Sebagai bagian dari mata kuliah Teologi Islam, Prodi PAI FISH Universitas Negeri Jakarta menyelenggarakan Seminar Teologi x Internship 2025 pada Senin, 15 Desember 2025, di Aula Ki Hajar Dewantara lantai 8. Kegiatan ini diikuti mahasiswa PAI angkatan 2025 dan berlangsung lancar, reflektif, serta kontekstual dengan tantangan zaman.
Mengusung tema “Reinterpretasi Teologi Islam di Era Digital untuk Membangun Toleransi Antarumat Beragama”, seminar ini menghadirkan dua narasumber utama: Satibi, S.Th.I., M.Pd. dan M. Ridwan Effendi, M.Ud. Keduanya mengajak mahasiswa membaca ulang teologi—bukan sebagai wacana abstrak, melainkan sebagai daya etik yang bekerja di ruang sosial dan digital.
Pada sesi awal, Dr. Ridwan Effendi memaparkan potret keberagamaan Indonesia sebagai masyarakat majemuk dengan mayoritas Muslim. Ia menegaskan kembali Tri Kerukunan Beragama sebagai fondasi hidup bersama. Data demografis memperlihatkan pergeseran tantangan: dominasi masyarakat urban dan generasi muda memindahkan praktik toleransi ke ruang digital. Pesannya tegas. Teologi tidak boleh berhenti pada ranah individualistik atau sebatas hablum minallah. Teologi harus merespons isu sosial dan lingkungan. Agama hadir untuk kemaslahatan. Merusak alam berarti mengabaikan amanah Ilahi. Sikap eksklusif hanya melahirkan pengucilan; inklusivitas adalah keharusan.
Sesi berikutnya, Ustadz Satibi menyoroti Artificial Intelligence (AI) sebagai realitas yang tak terelakkan bagi mahasiswa PAI. Sikap yang dibutuhkan bukan penolakan, melainkan pengarahan. AI dapat menjadi alat kebaikan jika digunakan bijak. Namun, ia memberi rambu penting: belajar agama wajib bersanad dan berbasis referensi sahih. Kemudahan AI dan internet tidak menggantikan otoritas guru dan kitab yang valid. Media sosial dan AI tidak boleh menjadi satu-satunya rujukan agar pemahaman keagamaan tidak jatuh menjadi dangkal.
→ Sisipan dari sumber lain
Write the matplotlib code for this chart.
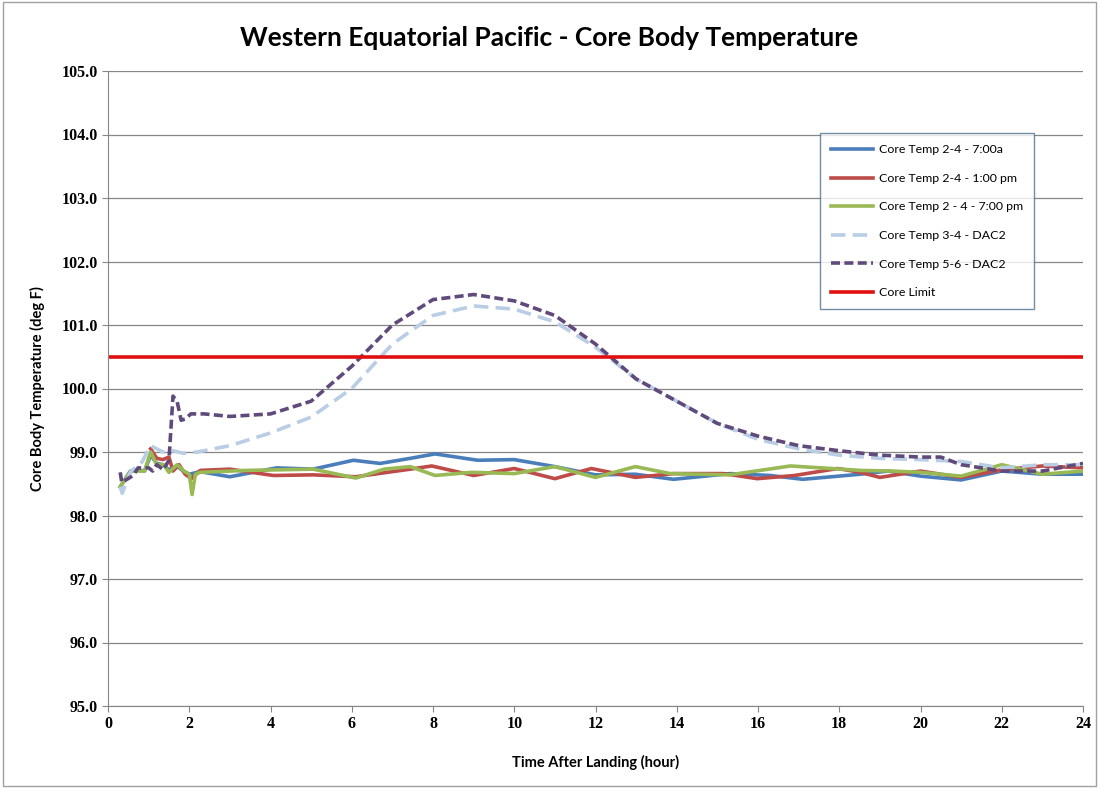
import matplotlib
matplotlib.use('Agg')
import matplotlib.pyplot as plt
from matplotlib.patches import Rectangle

# hours after landing / core temperature (deg F)
t_a = [0.3, 0.4, 0.55, 0.7, 0.9, 1.05, 1.2, 1.35, 1.5, 1.7, 1.85, 2.0, 2.27, 3.0, 4.15, 5.05,
       6.04, 6.7, 7.44, 8.05, 9.1, 10.0, 11.0, 12.0, 12.98, 13.92, 15.32, 16.3, 17.1, 18.52,
       19.2, 20.0, 21.0, 22.0, 23.0, 24.0]
temp_a = [98.45, 98.55, 98.7, 98.72, 98.7, 98.95, 98.82, 98.8, 98.72, 98.78, 98.7, 98.65, 98.69,
          98.61, 98.75, 98.73, 98.87, 98.82, 98.9, 98.97, 98.87, 98.88, 98.77, 98.64, 98.65,
          98.57, 98.66, 98.63, 98.57, 98.65, 98.7, 98.62, 98.56, 98.7, 98.65, 98.65]

t_b = [1.05, 1.2, 1.35, 1.5, 1.6, 1.75, 1.9, 2.05, 2.27, 3.0, 4.07, 5.05, 6.1, 7.44, 7.97, 9.0,
       10.0, 11.0, 11.9, 12.98, 13.92, 15.15, 15.98, 16.9, 17.96, 18.52, 19.0, 20.0, 21.0,
       22.0, 23.0, 24.0]
temp_b = [99.05, 98.9, 98.88, 98.92, 98.7, 98.8, 98.65, 98.58, 98.71, 98.73, 98.63, 98.64, 98.61,
          98.73, 98.78, 98.63, 98.74, 98.58, 98.74, 98.6, 98.66, 98.66, 98.58, 98.63, 98.74,
          98.68, 98.6, 98.7, 98.6, 98.72, 98.78, 98.75]

t_c = [0.3, 0.4, 0.56, 0.9, 1.05, 1.2, 1.37, 1.5, 1.7, 1.87, 2.0, 2.07, 2.15, 2.27, 3.4, 5.05,
       6.1, 6.8, 7.44, 8.05, 8.95, 10.0, 11.0, 12.0, 12.98, 13.84, 15.3, 16.8, 17.8, 18.52,
       19.3, 20.0, 21.0, 22.0, 23.0, 24.0]
temp_c = [98.45, 98.55, 98.7, 98.7, 99.0, 98.8, 98.8, 98.68, 98.8, 98.7, 98.65, 98.33, 98.65,
          98.68, 98.71, 98.73, 98.59, 98.73, 98.77, 98.63, 98.68, 98.66, 98.77, 98.6, 98.77,
          98.66, 98.64, 98.78, 98.74, 98.71, 98.7, 98.68, 98.62, 98.8, 98.65, 98.7]

t_d = [0.3, 0.35, 0.56, 0.8, 1.05, 1.35, 1.6, 1.85, 2.2, 3.0, 4.0, 5.0, 6.0, 7.0, 8.0, 9.0, 10.0,
       11.0, 12.0, 13.0, 14.0, 15.0, 16.0, 17.0, 18.0, 19.0, 20.0, 21.0, 22.0, 23.0, 24.0]
temp_d = [98.45, 98.35, 98.7, 98.8, 99.1, 99.0, 99.02, 98.98, 99.0, 99.1, 99.3, 99.55, 100.0,
          100.7, 101.15, 101.3, 101.25, 101.05, 100.65, 100.15, 99.8, 99.45, 99.2, 99.05, 98.95,
          98.9, 98.88, 98.85, 98.75, 98.8, 98.8]

t_e = [0.3, 0.34, 0.62, 0.74, 1.0, 1.1, 1.2, 1.36, 1.5, 1.6, 1.7, 1.8, 1.9, 2.04, 2.37, 3.0, 4.0,
       5.0, 6.0, 7.0, 8.0, 9.0, 10.0, 11.0, 12.0, 13.0, 14.0, 15.0, 16.0, 17.0, 18.0, 19.0,
       20.0, 20.5, 21.0, 22.0, 23.0, 24.0]
temp_e = [98.68, 98.52, 98.63, 98.75, 98.75, 98.7, 98.8, 98.72, 98.87, 99.88, 99.8, 99.5, 99.52,
          99.6, 99.6, 99.56, 99.6, 99.8, 100.35, 101.0, 101.4, 101.48, 101.38, 101.15, 100.7,
          100.15, 99.8, 99.45, 99.25, 99.1, 99.02, 98.95, 98.92, 98.92, 98.8, 98.7, 98.7, 98.82]

core_limit = 100.5
limit_x = [0, 24]

series = [
    ("Core Temp 2-4 - 7:00a", t_a, temp_a, "#4A7EBB", "-"),
    ("Core Temp 2-4 - 1:00 pm", t_b, temp_b, "#BE4B48", "-"),
    ("Core Temp 2 - 4 - 7:00 pm", t_c, temp_c, "#98B954", "-"),
    ("Core Temp 3-4 - DAC2", t_d, temp_d, "#B9CDE5", (0, (4, 2))),
    ("Core Temp 5-6 - DAC2", t_e, temp_e, "#604A7B", (0, (2.5, 1.2))),
]

plt.rcParams['font.family'] = ['Lato', 'DejaVu Sans']

fig = plt.figure(figsize=(10.99, 7.88), dpi=100)
ax = fig.add_axes([108 / 1099, 1 - 706 / 788, 975 / 1099, 635 / 788])

fig.patches.append(Rectangle((0.003, 0.003), 0.994, 0.994, transform=fig.transFigure,
                             fill=False, edgecolor='#A0A0A0', linewidth=1))

for label, x, y, color, ls in series:
    ax.plot(x, y, color=color, linestyle=ls, linewidth=2.6, label=label,
            solid_joinstyle='round', dash_joinstyle='round')
ax.plot(limit_x, [core_limit, core_limit], color='#E01010', linewidth=2.6, label='Core Limit')

ax.set_xlim(0, 24)
ax.set_ylim(95, 105)
ax.set_xticks(range(0, 25, 2))
ax.set_yticks(range(95, 106))
ax.set_yticklabels([f"{v:.1f}" for v in range(95, 106)])
ax.tick_params(labelsize=11.5, color='#868686', length=4)
for lbl in ax.get_xticklabels() + ax.get_yticklabels():
    lbl.set_fontweight('bold')
    lbl.set_family(['Liberation Serif', 'DejaVu Serif'])
ax.grid(axis='y', color='#868686', linewidth=0.9)
ax.set_axisbelow(True)
for s in ['top', 'right']:
    ax.spines[s].set_visible(False)
for s in ['left', 'bottom']:
    ax.spines[s].set_color('#868686')

ax.set_xlabel('Time After Landing (hour)', fontsize=10.5, fontweight='bold', labelpad=16)
ax.set_ylabel('Core Body Temperature (deg F)', fontsize=10.5, fontweight='bold', labelpad=12)
fig.text(0.5, 1 - 38 / 788, 'Western Equatorial Pacific - Core Body Temperature',
         ha='center', va='center', fontsize=19, fontweight='bold')

leg = ax.legend(loc='upper left', bbox_to_anchor=(0.73, 0.902), fontsize=8.9,
                frameon=True, fancybox=False, borderpad=0.9, labelspacing=1.42,
                handlelength=3.4, handletextpad=0.5, borderaxespad=0)
leg.get_frame().set_edgecolor('#4F6F8F')
leg.get_frame().set_linewidth(1)

fig.savefig('out.png', dpi=100)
Sebagai bagian integral dari pembelajaran Teologi Islam, seminar ini menegaskan orientasi PAI FISH UNJ: membentuk mahasiswa yang kritis dan beradab, inklusif tanpa kehilangan pijakan, serta melek teknologi tanpa mengorbankan kedalaman ilmu. Penutup kegiatan menguatkan komitmen bersama—menjalani agama secara terbuka, menjunjung kemanusiaan, dan meneguhkan cinta tanah air. Inilah teologi yang hidup. Membumi. Relevan. Bertanggung jawab di era digital.